> [Exercise goal]:
Below are some records. Say how many of their lines include the string "chart", giving only the number.

** START OF The input **

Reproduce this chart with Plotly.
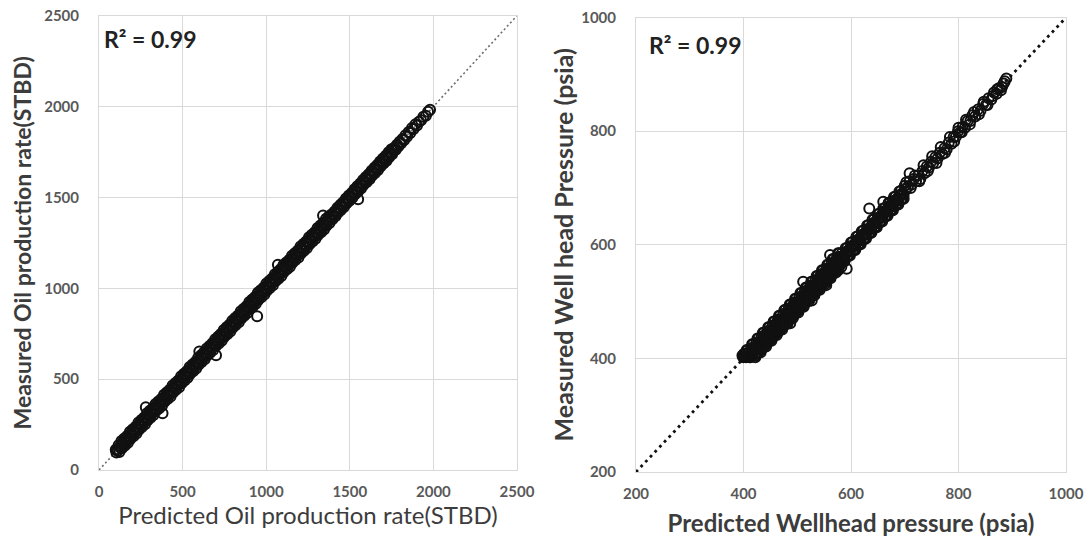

** END OF The input **
** START OF The input **

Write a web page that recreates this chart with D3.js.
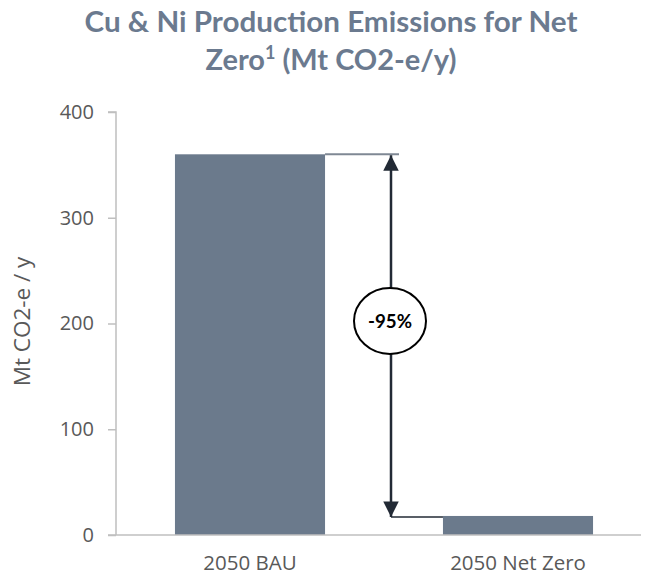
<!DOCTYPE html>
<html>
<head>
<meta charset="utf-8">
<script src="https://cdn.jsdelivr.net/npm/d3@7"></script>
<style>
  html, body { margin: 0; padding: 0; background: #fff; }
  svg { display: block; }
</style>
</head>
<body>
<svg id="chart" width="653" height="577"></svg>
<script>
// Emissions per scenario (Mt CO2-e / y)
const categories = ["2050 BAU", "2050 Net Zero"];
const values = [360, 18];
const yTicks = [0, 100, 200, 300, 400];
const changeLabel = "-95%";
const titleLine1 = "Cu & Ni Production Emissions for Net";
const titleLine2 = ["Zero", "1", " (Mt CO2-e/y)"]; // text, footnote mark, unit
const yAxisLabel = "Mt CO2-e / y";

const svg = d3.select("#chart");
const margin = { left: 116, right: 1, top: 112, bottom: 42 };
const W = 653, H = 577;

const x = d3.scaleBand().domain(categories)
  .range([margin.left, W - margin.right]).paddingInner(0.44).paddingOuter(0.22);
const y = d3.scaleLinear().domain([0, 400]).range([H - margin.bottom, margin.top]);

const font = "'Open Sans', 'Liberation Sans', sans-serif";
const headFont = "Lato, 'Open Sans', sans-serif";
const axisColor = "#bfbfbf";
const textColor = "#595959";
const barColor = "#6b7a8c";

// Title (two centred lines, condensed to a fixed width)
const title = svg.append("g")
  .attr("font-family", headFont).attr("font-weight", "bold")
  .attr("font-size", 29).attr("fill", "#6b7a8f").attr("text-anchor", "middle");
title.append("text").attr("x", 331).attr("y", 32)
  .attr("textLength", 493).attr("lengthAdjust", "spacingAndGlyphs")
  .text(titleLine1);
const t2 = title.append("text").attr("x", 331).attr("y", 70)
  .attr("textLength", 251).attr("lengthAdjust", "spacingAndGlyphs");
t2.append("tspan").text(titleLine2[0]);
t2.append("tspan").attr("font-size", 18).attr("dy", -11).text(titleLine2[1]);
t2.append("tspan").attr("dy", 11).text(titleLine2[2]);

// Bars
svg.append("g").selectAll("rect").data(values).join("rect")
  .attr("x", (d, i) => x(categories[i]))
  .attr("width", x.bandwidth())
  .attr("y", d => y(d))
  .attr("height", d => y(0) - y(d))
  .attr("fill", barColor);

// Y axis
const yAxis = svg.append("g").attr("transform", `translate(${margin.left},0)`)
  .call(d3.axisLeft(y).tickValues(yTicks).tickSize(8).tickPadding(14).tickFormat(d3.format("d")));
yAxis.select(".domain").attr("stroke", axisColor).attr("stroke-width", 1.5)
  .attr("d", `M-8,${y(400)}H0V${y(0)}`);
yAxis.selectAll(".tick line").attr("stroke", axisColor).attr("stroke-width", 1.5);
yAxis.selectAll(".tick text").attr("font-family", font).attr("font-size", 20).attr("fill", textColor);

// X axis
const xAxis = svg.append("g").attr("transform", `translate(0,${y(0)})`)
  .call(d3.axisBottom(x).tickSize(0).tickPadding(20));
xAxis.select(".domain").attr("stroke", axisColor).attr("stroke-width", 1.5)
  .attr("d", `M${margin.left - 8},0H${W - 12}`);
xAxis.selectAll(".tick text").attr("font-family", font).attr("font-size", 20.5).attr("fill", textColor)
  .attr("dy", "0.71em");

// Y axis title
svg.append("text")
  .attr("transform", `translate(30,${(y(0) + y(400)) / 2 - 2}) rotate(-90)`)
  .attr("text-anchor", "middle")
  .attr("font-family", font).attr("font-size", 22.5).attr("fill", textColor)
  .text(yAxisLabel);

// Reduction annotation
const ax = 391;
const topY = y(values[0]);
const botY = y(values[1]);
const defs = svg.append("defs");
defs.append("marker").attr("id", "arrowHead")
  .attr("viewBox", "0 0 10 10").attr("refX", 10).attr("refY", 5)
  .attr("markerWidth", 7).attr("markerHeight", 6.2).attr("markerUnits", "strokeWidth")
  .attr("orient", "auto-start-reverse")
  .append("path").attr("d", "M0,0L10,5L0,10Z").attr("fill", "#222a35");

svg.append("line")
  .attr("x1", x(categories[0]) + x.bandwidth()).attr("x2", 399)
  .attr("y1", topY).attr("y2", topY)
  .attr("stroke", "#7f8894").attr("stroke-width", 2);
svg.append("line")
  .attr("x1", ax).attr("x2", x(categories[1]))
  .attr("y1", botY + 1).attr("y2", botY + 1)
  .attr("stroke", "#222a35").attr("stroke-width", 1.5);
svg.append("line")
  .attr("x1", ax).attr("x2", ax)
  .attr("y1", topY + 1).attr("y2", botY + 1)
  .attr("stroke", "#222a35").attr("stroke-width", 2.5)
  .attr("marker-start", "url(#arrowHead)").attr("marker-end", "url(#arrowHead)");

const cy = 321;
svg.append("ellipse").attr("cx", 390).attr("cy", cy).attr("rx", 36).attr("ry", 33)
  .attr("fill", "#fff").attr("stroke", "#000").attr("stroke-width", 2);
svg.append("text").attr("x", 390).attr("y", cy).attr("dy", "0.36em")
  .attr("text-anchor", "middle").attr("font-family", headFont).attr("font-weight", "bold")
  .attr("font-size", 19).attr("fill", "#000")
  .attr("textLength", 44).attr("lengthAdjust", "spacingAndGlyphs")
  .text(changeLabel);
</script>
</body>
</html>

** END OF The input **

> [Answer to this task]:
4